The radius of a circle is increasing at a rate of 3 ft/min. If the radius is 0 when the time is 0, how fast is the circle's area changing when time is at 10 minutes?
dr/dt = 3
r = 3t + c
since r(0) = 0,
r = 3t
a = πr^2
da/dt = 2πr dr/dt
...
To find how fast the circle's area is changing, we can use the formula for the area of a circle, which is A = πr^2, where A is the area and r is the radius.
First, let's find the equation for the radius as a function of time. We know that the radius is increasing at a rate of 3 ft/min, so we can write r(t) = 3t, where t is the time in minutes.

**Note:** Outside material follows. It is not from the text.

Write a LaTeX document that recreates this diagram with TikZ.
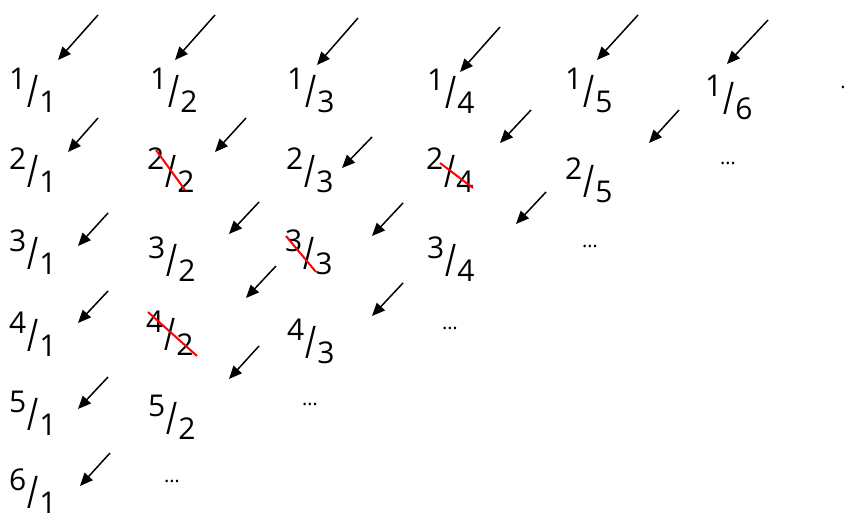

Now, let's differentiate the area function with respect to time. We have:
dA/dt = d(πr^2)/dt
Using the chain rule, we can differentiate this equation as follows:
dA/dt = 2πr * dr/dt
Substituting the expression for the radius, we have:
dA/dt = 2π(3t) * 3
Simplifying, we get:
dA/dt = 18πt
Now, we can find the rate of change of the circle's area when time is 10 minutes by substituting t = 10 into the equation:
dA/dt = 18π * 10
Calculating this value, we get:
dA/dt = 180π ft^2/min
Therefore, the circle's area is changing at a rate of 180π square feet per minute when time is at 10 minutes.